Only the lines from the one containing "Generate a Python" through the one containing "import matplotlib.pyplot as plt" are to be copied, exactly and with both ends kept.

Records with drawing code –
▼

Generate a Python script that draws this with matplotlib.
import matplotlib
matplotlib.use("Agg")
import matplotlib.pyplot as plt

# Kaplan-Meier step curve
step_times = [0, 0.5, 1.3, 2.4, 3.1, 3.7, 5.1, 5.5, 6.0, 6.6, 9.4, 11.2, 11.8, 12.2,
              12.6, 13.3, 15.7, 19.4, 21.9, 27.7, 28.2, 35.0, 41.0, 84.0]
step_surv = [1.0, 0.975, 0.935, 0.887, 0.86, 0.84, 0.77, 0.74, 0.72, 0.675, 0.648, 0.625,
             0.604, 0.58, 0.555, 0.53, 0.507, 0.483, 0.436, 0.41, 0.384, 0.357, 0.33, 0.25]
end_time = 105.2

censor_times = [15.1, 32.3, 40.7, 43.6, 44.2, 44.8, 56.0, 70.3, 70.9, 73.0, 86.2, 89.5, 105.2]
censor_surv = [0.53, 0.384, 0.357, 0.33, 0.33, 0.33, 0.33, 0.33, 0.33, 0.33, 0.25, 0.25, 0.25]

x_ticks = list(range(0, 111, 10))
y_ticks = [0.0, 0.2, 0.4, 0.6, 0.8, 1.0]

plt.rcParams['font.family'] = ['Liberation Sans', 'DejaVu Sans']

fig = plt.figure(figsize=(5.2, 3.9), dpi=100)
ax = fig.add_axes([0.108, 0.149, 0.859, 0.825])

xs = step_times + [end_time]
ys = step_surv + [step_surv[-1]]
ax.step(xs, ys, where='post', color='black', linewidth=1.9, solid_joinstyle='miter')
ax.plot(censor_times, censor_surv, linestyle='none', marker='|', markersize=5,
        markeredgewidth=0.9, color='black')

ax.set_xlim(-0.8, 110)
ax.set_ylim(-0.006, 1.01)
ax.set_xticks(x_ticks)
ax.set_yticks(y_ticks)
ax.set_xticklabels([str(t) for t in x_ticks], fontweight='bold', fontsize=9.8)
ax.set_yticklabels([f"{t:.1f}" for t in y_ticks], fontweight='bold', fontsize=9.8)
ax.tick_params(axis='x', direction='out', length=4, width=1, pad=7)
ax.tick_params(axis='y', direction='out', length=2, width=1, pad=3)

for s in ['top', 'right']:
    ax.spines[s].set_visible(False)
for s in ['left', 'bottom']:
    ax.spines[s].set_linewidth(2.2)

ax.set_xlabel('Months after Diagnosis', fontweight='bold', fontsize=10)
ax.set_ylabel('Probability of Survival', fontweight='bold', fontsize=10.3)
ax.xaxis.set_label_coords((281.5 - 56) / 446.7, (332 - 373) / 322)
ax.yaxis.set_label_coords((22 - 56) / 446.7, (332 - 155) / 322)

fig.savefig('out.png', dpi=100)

▲
▼

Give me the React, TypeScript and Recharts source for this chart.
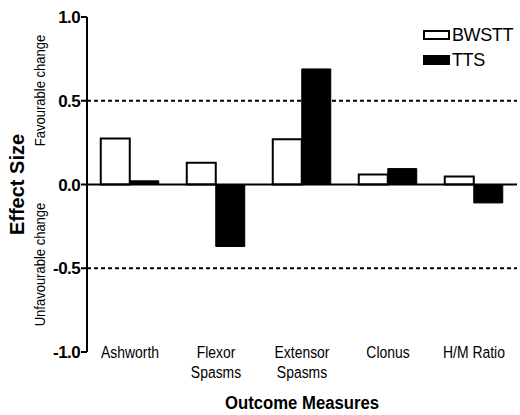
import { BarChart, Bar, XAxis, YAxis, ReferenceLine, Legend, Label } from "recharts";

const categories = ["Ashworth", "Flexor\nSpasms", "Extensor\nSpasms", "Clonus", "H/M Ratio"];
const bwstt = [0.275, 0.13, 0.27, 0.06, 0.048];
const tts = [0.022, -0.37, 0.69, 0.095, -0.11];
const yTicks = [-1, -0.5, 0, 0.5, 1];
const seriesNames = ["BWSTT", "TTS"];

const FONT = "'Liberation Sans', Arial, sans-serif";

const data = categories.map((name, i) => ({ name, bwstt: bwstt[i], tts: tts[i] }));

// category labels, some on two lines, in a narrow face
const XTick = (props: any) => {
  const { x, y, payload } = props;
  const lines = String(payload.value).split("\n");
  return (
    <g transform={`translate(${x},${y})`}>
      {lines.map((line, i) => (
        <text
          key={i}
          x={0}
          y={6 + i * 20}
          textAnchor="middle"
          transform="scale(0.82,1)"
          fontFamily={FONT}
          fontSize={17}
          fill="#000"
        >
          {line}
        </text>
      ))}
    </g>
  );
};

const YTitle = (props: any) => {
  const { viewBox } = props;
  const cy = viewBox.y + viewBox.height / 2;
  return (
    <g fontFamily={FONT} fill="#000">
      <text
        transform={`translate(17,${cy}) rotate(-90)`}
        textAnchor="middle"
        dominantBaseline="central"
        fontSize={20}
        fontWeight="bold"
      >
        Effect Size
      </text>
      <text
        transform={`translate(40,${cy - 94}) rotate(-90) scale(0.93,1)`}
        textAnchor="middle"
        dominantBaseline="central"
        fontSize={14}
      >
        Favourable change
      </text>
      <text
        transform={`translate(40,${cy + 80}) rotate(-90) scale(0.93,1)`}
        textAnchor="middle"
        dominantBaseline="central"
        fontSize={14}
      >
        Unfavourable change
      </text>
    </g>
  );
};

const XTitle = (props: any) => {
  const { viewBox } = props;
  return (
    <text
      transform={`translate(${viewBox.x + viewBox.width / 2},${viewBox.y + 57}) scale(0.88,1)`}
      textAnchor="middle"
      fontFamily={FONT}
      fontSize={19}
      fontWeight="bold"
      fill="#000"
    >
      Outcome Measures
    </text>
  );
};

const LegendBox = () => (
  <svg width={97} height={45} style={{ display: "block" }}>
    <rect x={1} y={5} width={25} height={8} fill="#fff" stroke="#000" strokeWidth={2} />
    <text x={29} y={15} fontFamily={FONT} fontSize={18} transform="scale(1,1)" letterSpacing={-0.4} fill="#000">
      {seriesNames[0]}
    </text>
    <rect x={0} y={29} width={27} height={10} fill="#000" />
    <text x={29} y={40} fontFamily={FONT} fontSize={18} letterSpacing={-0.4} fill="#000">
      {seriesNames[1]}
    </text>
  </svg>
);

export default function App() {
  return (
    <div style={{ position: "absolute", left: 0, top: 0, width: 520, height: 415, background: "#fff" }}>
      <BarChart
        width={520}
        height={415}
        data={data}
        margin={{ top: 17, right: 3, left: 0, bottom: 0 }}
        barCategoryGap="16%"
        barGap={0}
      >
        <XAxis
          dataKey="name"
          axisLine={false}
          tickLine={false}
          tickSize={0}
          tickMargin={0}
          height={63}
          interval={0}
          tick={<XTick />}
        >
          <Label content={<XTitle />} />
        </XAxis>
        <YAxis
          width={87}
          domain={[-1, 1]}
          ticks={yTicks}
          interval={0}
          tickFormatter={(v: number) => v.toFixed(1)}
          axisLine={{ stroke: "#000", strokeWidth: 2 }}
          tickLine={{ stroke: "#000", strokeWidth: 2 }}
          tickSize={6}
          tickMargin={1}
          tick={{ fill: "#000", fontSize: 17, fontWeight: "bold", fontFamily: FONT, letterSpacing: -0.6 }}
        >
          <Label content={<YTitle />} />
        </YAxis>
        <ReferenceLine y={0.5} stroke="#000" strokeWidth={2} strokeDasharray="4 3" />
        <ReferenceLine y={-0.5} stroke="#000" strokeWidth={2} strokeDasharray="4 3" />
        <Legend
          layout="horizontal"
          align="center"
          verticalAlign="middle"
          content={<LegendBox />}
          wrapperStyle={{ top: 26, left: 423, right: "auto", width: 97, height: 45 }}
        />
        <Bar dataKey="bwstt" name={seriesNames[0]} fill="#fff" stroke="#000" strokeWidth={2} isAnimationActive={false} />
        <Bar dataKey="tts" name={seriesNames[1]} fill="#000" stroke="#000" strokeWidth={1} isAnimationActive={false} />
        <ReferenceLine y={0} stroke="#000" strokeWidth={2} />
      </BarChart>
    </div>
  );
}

▲
▼

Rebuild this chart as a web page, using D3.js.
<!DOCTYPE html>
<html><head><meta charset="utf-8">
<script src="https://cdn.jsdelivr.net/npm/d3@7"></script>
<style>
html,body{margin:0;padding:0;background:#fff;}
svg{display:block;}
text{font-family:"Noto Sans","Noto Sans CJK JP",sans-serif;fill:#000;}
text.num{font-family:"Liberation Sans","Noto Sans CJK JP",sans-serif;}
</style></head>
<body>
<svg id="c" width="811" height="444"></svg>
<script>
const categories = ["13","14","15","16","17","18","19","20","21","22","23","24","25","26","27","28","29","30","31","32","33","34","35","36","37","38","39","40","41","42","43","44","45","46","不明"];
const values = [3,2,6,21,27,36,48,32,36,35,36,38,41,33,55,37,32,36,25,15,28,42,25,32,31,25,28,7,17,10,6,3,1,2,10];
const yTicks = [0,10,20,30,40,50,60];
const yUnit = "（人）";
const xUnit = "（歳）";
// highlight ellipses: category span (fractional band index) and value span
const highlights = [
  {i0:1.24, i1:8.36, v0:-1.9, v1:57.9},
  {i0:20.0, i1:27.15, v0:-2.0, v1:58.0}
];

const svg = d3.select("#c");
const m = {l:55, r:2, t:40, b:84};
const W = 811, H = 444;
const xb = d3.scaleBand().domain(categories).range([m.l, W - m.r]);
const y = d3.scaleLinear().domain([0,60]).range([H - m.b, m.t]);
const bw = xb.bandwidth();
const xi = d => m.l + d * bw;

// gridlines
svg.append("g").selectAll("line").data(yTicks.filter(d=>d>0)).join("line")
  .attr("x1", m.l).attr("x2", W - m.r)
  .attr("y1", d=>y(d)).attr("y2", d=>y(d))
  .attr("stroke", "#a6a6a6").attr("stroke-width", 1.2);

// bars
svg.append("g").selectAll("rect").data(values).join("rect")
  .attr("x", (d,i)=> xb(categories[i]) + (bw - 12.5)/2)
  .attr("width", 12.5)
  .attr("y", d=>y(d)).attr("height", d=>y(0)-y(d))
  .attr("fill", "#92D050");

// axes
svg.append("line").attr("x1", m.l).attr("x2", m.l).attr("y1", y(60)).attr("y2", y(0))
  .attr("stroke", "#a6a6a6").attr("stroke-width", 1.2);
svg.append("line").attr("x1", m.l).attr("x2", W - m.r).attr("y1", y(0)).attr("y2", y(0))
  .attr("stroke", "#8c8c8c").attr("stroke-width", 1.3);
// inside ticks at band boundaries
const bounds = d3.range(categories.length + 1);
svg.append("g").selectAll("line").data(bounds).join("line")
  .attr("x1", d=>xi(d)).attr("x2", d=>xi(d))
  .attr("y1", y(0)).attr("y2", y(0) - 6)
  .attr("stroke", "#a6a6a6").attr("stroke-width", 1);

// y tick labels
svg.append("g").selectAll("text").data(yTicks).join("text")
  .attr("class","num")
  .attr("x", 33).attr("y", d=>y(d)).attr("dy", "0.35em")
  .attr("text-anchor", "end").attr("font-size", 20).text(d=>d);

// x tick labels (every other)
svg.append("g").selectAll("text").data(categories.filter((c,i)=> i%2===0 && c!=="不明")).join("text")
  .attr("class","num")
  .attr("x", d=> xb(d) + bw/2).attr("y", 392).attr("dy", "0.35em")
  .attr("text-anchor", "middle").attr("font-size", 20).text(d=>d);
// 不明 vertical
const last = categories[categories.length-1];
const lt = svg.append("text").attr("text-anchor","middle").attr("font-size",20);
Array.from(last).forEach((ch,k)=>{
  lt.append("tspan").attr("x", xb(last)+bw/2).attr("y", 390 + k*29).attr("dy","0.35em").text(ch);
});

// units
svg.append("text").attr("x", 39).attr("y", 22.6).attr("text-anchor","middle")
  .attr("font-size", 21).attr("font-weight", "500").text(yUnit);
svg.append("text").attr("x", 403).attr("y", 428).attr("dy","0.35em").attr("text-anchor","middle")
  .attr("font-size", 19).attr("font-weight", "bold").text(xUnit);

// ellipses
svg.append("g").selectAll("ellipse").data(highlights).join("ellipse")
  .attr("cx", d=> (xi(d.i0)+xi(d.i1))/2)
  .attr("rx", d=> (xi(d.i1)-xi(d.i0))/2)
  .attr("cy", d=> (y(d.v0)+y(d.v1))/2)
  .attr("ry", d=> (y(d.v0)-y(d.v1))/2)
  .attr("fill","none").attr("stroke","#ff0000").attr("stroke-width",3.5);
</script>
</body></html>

▲

RESULT OF THE TASK –
Generate a Python script that draws this with matplotlib.
import matplotlib
matplotlib.use("Agg")
import matplotlib.pyplot as plt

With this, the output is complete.